I have to check the convergence of the improper integral $$ \int_{0}^{\infty} \cos^2x\,dx .$$
I have tried to solve it in the following manner: $$\begin{align}\int_{0}^{\infty}\cos^2x\,dx &= \lim_{B \to \infty} \int_{0}^{B}\cos^2x\,dx \\&= \lim_{B \to \infty} \int_{0}^{B}(1-\sin^2(x))\,dx \\ &= \lim_{B \to \infty}[x]_{0}^{B} -\lim_{B \to \infty} \int_{0}^{B}\sin^2(x)\,dx .\end{align}$$
Now the first term tends to infinity as $B \to \infty,$ so the integral is not convergent.
But unfortunately the answer is given to be convergent. I don't understand how ?

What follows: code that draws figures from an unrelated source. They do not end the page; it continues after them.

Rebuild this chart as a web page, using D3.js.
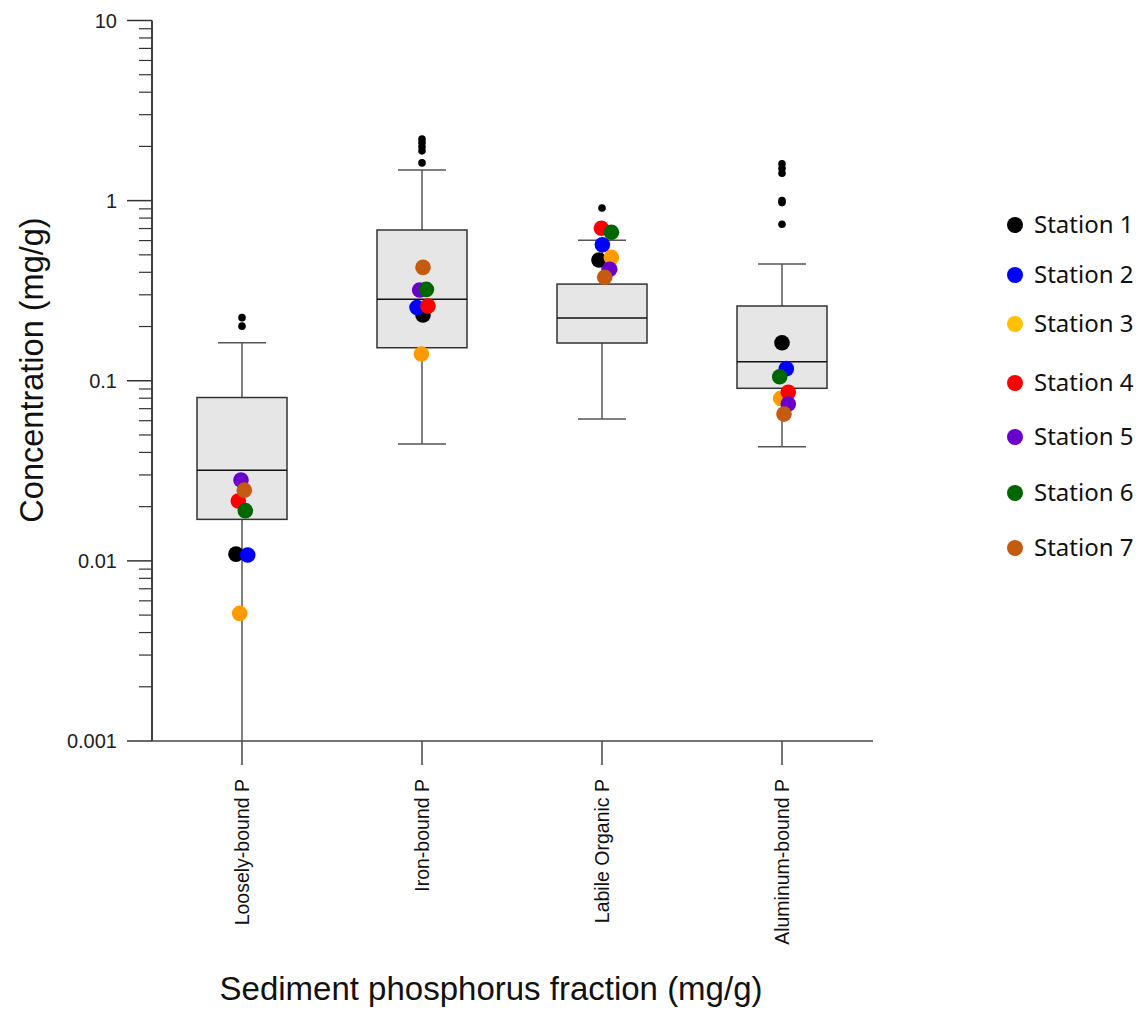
<!DOCTYPE html>
<html>
<head>
<meta charset="utf-8">
<script src="https://cdn.jsdelivr.net/npm/d3@7/dist/d3.min.js"></script>
<style>
  body { margin: 0; background: #fff; }
  svg { display: block; }
</style>
</head>
<body>
<svg id="chart" width="1140" height="1018"></svg>
<script>
"use strict";

// Categories (x axis)
var categories = ["Loosely-bound P", "Iron-bound P", "Labile Organic P", "Aluminum-bound P"];

// Box statistics per category: lower whisker, Q1, median, Q3, upper whisker
var whiskerLow = [0.0009, 0.0445, 0.0613, 0.0430];
var q1 = [0.0170, 0.1525, 0.162, 0.0908];
var median = [0.0319, 0.283, 0.223, 0.1276];
var q3 = [0.0807, 0.687, 0.344, 0.260];
var whiskerHigh = [0.1625, 1.48, 0.602, 0.445];

// Outliers per category
var outliers = [
  [0.224, 0.201],
  [2.20, 2.10, 1.99, 1.89, 1.62],
  [0.91],
  [1.60, 1.51, 1.42, 1.00, 0.975, 0.739]
];

// Station values per category (station 1 .. 7)
var stations = ["Station 1", "Station 2", "Station 3", "Station 4", "Station 5", "Station 6", "Station 7"];
var stationValues = [
  [0.0109, 0.01077, 0.00511, 0.0215, 0.0281, 0.0190, 0.0247],
  [0.232, 0.255, 0.1407, 0.260, 0.319, 0.3215, 0.426],
  [0.468, 0.569, 0.484, 0.702, 0.4155, 0.667, 0.375],
  [0.1626, 0.1167, 0.0798, 0.0863, 0.0743, 0.1052, 0.0653]
];

var yTicks = [10, 1, 0.1, 0.01, 0.001];

// Layout / styling (not data)
var stationColors = ["#000000", "#0000ff", "#ff9a00", "#ff0000", "#6a00cc", "#006600", "#c55a11"];
var legendColors = ["#000000", "#0000ff", "#ffc000", "#ff0000", "#6a00cc", "#006600", "#c55a11"];
var jitter = [
  [-6, 5.7, -2.3, -3.7, -1, 3.3, 2.3],
  [1, -5, -0.6, 6, -2.3, 4.4, 1],
  [-3, 0.4, 9.4, -0.6, 7.7, 9.4, 2.7],
  [0, 4.3, -1.3, 6.3, 6.3, -2.3, 2]
];
var legendY = [225, 275, 324, 383, 437, 493, 548];

var svg = d3.select("#chart");
var plotLeft = 152, plotRight = 872, plotTop = 20.5, plotBottom = 741;

var x = d3.scaleBand().domain(categories).range([plotLeft, plotRight]).padding(0);
var y = d3.scaleLog().domain([0.001, 10]).range([plotBottom, plotTop]);
var boxW = x.bandwidth() * 0.5;
var capW = 48;

svg.append("defs").append("clipPath").attr("id", "plotClip")
  .append("rect").attr("x", plotLeft).attr("y", plotTop).attr("width", 900).attr("height", plotBottom - plotTop);

// Y axis
var minorTicks = [];
[0.001, 0.01, 0.1, 1].forEach(function (dec) {
  for (var k = 2; k <= 9; k++) minorTicks.push(dec * k);
});
var yAxis = svg.append("g").attr("class", "y-axis");
yAxis.append("line").attr("x1", plotLeft).attr("x2", plotLeft).attr("y1", plotTop).attr("y2", plotBottom)
  .style("stroke", "#000").style("stroke-width", 1.5);
yAxis.selectAll(".minor").data(minorTicks).enter().append("line").attr("class", "minor")
  .attr("x1", plotLeft - 13).attr("x2", plotLeft)
  .attr("y1", function (d) { return y(d); }).attr("y2", function (d) { return y(d); })
  .style("stroke", "#333").style("stroke-width", 1.2);
yAxis.selectAll(".major").data(yTicks).enter().append("line").attr("class", "major")
  .attr("x1", plotLeft - 25).attr("x2", plotLeft)
  .attr("y1", function (d) { return y(d); }).attr("y2", function (d) { return y(d); })
  .style("stroke", "#333").style("stroke-width", 1.5);
yAxis.selectAll(".lbl").data(yTicks).enter().append("text").attr("class", "lbl")
  .attr("x", plotLeft - 35).attr("y", function (d) { return y(d); }).attr("dy", "0.36em")
  .attr("text-anchor", "end")
  .style("font-family", "'Liberation Sans', Arial, sans-serif").style("font-size", "20px").style("fill", "#222")
  .text(function (d) { return String(d); });

// X axis
var xAxis = svg.append("g").attr("class", "x-axis");
xAxis.append("line").attr("x1", plotLeft).attr("x2", plotRight + 1).attr("y1", plotBottom).attr("y2", plotBottom)
  .style("stroke", "#444").style("stroke-width", 1.5);
xAxis.selectAll(".tick").data(categories).enter().append("line").attr("class", "tick")
  .attr("x1", function (d) { return x(d) + x.bandwidth() / 2; })
  .attr("x2", function (d) { return x(d) + x.bandwidth() / 2; })
  .attr("y1", plotBottom).attr("y2", plotBottom + 24)
  .style("stroke", "#444").style("stroke-width", 1.5);
xAxis.selectAll(".lbl").data(categories).enter().append("text").attr("class", "lbl")
  .attr("transform", function (d) {
    return "translate(" + (x(d) + x.bandwidth() / 2) + "," + (plotBottom + 38) + ")rotate(-90)";
  })
  .attr("dy", "0.35em").attr("text-anchor", "end")
  .style("font-family", "'Liberation Sans', Arial, sans-serif").style("font-size", "19.5px").style("fill", "#111")
  .text(function (d) { return d; });

// Boxes
var plot = svg.append("g").attr("clip-path", "url(#plotClip)");
var groups = plot.selectAll(".box").data(categories).enter().append("g").attr("class", "box")
  .attr("transform", function (d) { return "translate(" + (x(d) + x.bandwidth() / 2) + ",0)"; });

groups.each(function (d, i) {
  var g = d3.select(this);
  // whiskers
  g.append("line").attr("x1", 0).attr("x2", 0).attr("y1", y(q3[i])).attr("y2", y(whiskerHigh[i]))
    .style("stroke", "#555").style("stroke-width", 1.5);
  g.append("line").attr("x1", 0).attr("x2", 0).attr("y1", y(q1[i])).attr("y2", y(whiskerLow[i]))
    .style("stroke", "#555").style("stroke-width", 1.5);
  g.append("line").attr("x1", -capW / 2).attr("x2", capW / 2).attr("y1", y(whiskerHigh[i])).attr("y2", y(whiskerHigh[i]))
    .style("stroke", "#555").style("stroke-width", 1.5);
  if (whiskerLow[i] >= 0.001) {
    g.append("line").attr("x1", -capW / 2).attr("x2", capW / 2).attr("y1", y(whiskerLow[i])).attr("y2", y(whiskerLow[i]))
      .style("stroke", "#555").style("stroke-width", 1.5);
  }
  // box
  g.append("rect").attr("x", -boxW / 2).attr("width", boxW)
    .attr("y", y(q3[i])).attr("height", y(q1[i]) - y(q3[i]))
    .style("fill", "#e6e6e6").style("stroke", "#333").style("stroke-width", 1.5);
  g.append("line").attr("x1", -boxW / 2).attr("x2", boxW / 2).attr("y1", y(median[i])).attr("y2", y(median[i]))
    .style("stroke", "#111").style("stroke-width", 1.5);
  // outliers
  g.selectAll(".out").data(outliers[i]).enter().append("circle").attr("class", "out")
    .attr("cx", 0).attr("cy", function (v) { return y(v); }).attr("r", 3.8)
    .style("fill", "#000");
  // stations
  g.selectAll(".st").data(stationValues[i]).enter().append("circle").attr("class", "st")
    .attr("cx", function (v, j) { return jitter[i][j]; })
    .attr("cy", function (v) { return y(v); }).attr("r", 7.8)
    .style("fill", function (v, j) { return stationColors[j]; });
});

// Axis titles
svg.append("text").attr("transform", "translate(43,370)rotate(-90)").attr("text-anchor", "middle")
  .style("font-family", "'Liberation Sans', Arial, sans-serif").style("font-size", "32.5px").style("fill", "#111")
  .text("Concentration (mg/g)");
svg.append("text").attr("x", 491).attr("y", 1000).attr("text-anchor", "middle")
  .style("font-family", "'Liberation Sans', Arial, sans-serif").style("font-size", "33px").style("fill", "#111")
  .text("Sediment phosphorus fraction (mg/g)");

// Legend
var legend = svg.selectAll(".legend").data(stations).enter().append("g").attr("class", "legend")
  .attr("transform", function (d, i) { return "translate(1015," + legendY[i] + ")"; });
legend.append("circle").attr("r", 8).style("fill", function (d, i) { return legendColors[i]; });
legend.append("text").attr("x", 19).attr("dy", "0.35em")
  .style("font-family", "'Noto Sans', 'Open Sans', sans-serif").style("font-size", "24px").style("fill", "#111")
  .text(function (d) { return d; });
</script>
</body>
</html>
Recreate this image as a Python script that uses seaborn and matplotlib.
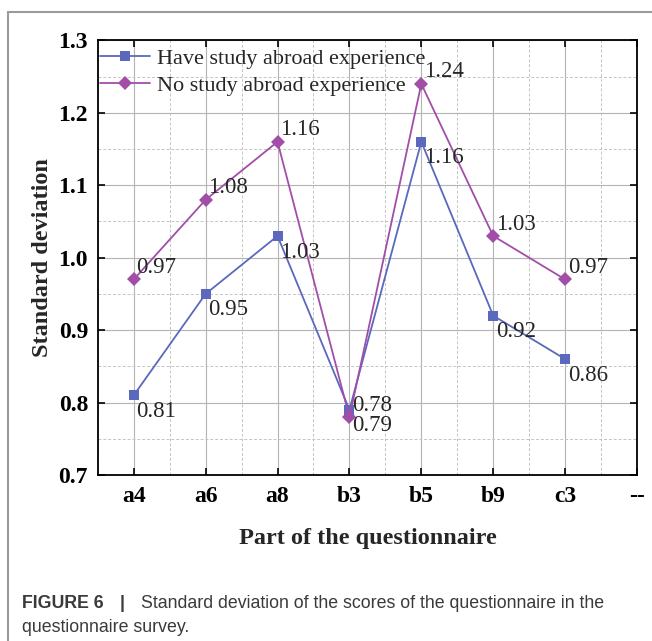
import numpy as np
import pandas as pd
import seaborn as sns
import matplotlib
matplotlib.use("Agg")
import matplotlib.pyplot as plt
from matplotlib.lines import Line2D
from matplotlib.ticker import MultipleLocator, FixedLocator

categories = ["a4", "a6", "a8", "b3", "b5", "b9", "c3"]
tick_labels = ["a4", "a6", "a8", "b3", "b5", "b9", "c3", "--"]
have_abroad = [0.81, 0.95, 1.03, 0.79, 1.16, 0.92, 0.86]
no_abroad = [0.97, 1.08, 1.16, 0.78, 1.24, 1.03, 0.97]
series_names = ["Have study abroad experience", "No study abroad experience"]

sns.set_style("white")
plt.rcParams["font.family"] = ["Liberation Serif", "DejaVu Serif"]

pos = list(range(len(categories)))
df = pd.DataFrame({
    "pos": pos * 2,
    "value": have_abroad + no_abroad,
    "series": [series_names[0]] * len(pos) + [series_names[1]] * len(pos),
})

colors = {series_names[0]: "#5a68bd", series_names[1]: "#a24ea8"}

fig = plt.figure(figsize=(6.52, 6.41), dpi=100)
ax = fig.add_axes([0.150, 0.259, 0.827, 0.678])

sns.lineplot(data=df, x="pos", y="value", hue="series", style="series",
             markers={series_names[0]: "s", series_names[1]: "D"}, dashes=False,
             palette=colors, markersize=7, linewidth=1.3, markeredgewidth=0,
             ax=ax, legend=True)

ax.set_xlim(-0.5, 7)
ax.set_ylim(0.7, 1.3)
ax.xaxis.set_major_locator(FixedLocator(range(len(tick_labels))))
ax.set_xticklabels(tick_labels)
ax.xaxis.set_minor_locator(FixedLocator([i + 0.5 for i in range(-1, 7)]))
ax.yaxis.set_major_locator(MultipleLocator(0.1))
ax.yaxis.set_minor_locator(MultipleLocator(0.05))
ax.yaxis.set_major_formatter(matplotlib.ticker.FormatStrFormatter("%.1f"))

ax.grid(True, which="major", color="#b4b4b4", linestyle="-", linewidth=0.8)
ax.grid(True, which="minor", color="#c4c4c4", linestyle=(0, (3, 2)), linewidth=0.7)
ax.set_axisbelow(True)

ax.tick_params(which="major", direction="in", length=5, width=1.2,
               top=True, right=True, bottom=True, left=True,
               labelsize=17, colors="black")
ax.tick_params(axis="x", which="major", pad=8)
ax.tick_params(axis="y", which="major", pad=7)
ax.tick_params(which="minor", length=0)
for lab in ax.get_xticklabels() + ax.get_yticklabels():
    lab.set_fontweight("bold")
for sp in ax.spines.values():
    sp.set_color("black")
    sp.set_linewidth(1.3)

ax.set_xlabel("Part of the questionnaire", fontsize=17.5, fontweight="bold", labelpad=15)
ax.set_ylabel("Standard deviation", fontsize=17.5, fontweight="bold", labelpad=4)

# data labels
for x, v in zip(pos, have_abroad):
    ax.annotate(f"{v:.2f}", (x, v), xytext=(2, -4), textcoords="offset points",
                ha="left", va="top", fontsize=16.5)
for x, v in zip(pos, no_abroad):
    ax.annotate(f"{v:.2f}", (x, v), xytext=(2, 1), textcoords="offset points",
                ha="left", va="bottom", fontsize=16.5)

leg = ax.legend(loc="upper left", frameon=False, fontsize=16, handlelength=2.25,
                handletextpad=0.3, borderaxespad=0.0, borderpad=0.1,
                labelspacing=0.27, bbox_to_anchor=(0.0, 1.0 - 6 / 435))

# figure frame lines
fig.add_artist(Line2D([8 / 652, 1.0], [1 - 12 / 641, 1 - 12 / 641], color="#9a9a9a", linewidth=1.5))
fig.add_artist(Line2D([8 / 652, 8 / 652], [0.0, 1 - 12 / 641], color="#9a9a9a", linewidth=1.5))

# caption
cap_font = ["Liberation Sans", "DejaVu Sans"]
cap_size = 12.8
cap_color = "#3a3a3a"
y1 = 1 - 603 / 641
fig.text(22 / 652, y1, "FIGURE 6", fontsize=cap_size, fontweight="bold",
         family=cap_font, color=cap_color, va="center", ha="left")
fig.text(122 / 652, y1, "|", fontsize=cap_size, fontweight="bold",
         family=cap_font, color=cap_color, va="center", ha="center")
fig.text(141 / 652, y1,
         "Standard deviation of the scores of the questionnaire in the",
         fontsize=cap_size, family=cap_font, color=cap_color, va="center", ha="left")
fig.text(22 / 652, 1 - 627 / 641, "questionnaire survey.", fontsize=cap_size,
         family=cap_font, color=cap_color, va="center", ha="left")

fig.savefig("out.png", dpi=100)
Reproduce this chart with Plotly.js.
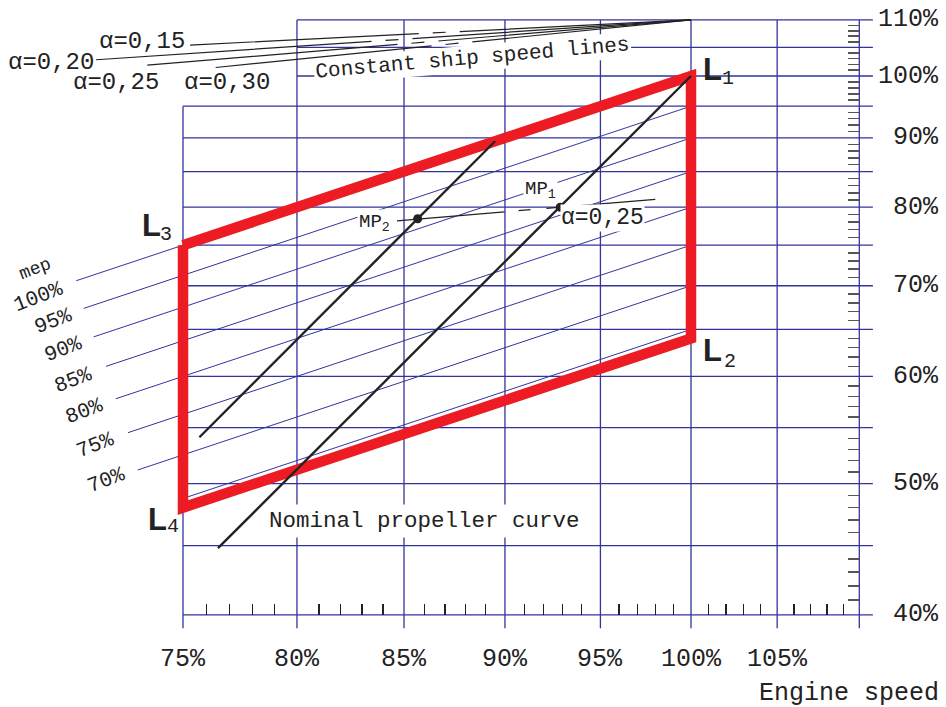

Also I have proven in the same way that $$ \int_{0}^{\infty} (\sin x^2)^2\,dx $$ is divergent. So basically I think that if my process is wrong then I am wrong in both cases.
Am I wrong ? If so, looking for guidance then. Thank you.
You cannot proceed this way, as you end up with something of the form $$ \int_0^B dx\, \cos^2 x = u_B - v_B $$ and $\lim_{B\to\infty} u_B = \infty$. But if $\lim_{B\to\infty} v_B = \infty$ as well, you have an indeterminate form and cannot conclude.
However, note that $\cos^2$ is perdiodic with period $\pi$, so that for any integer $k$ $$ \int_0^{k\pi} dx\, \cos^2 x = k\int_0^\pi dx\, \cos^2 x = k\cdot \frac{\pi}{2} $$ and therefore $$ \int_0^{B} dx\, \cos^2 x = \int_0^{\lfloor B/\pi\rfloor \pi} dx\, \cos^2 x + \underbrace{\int_{\lfloor B/\pi\rfloor \pi}^B dx\, \cos^2 x}_{\geq 0} \geq \lfloor B/\pi\rfloor\cdot \frac{\pi}{2} \xrightarrow[B\to\infty]{} \infty $$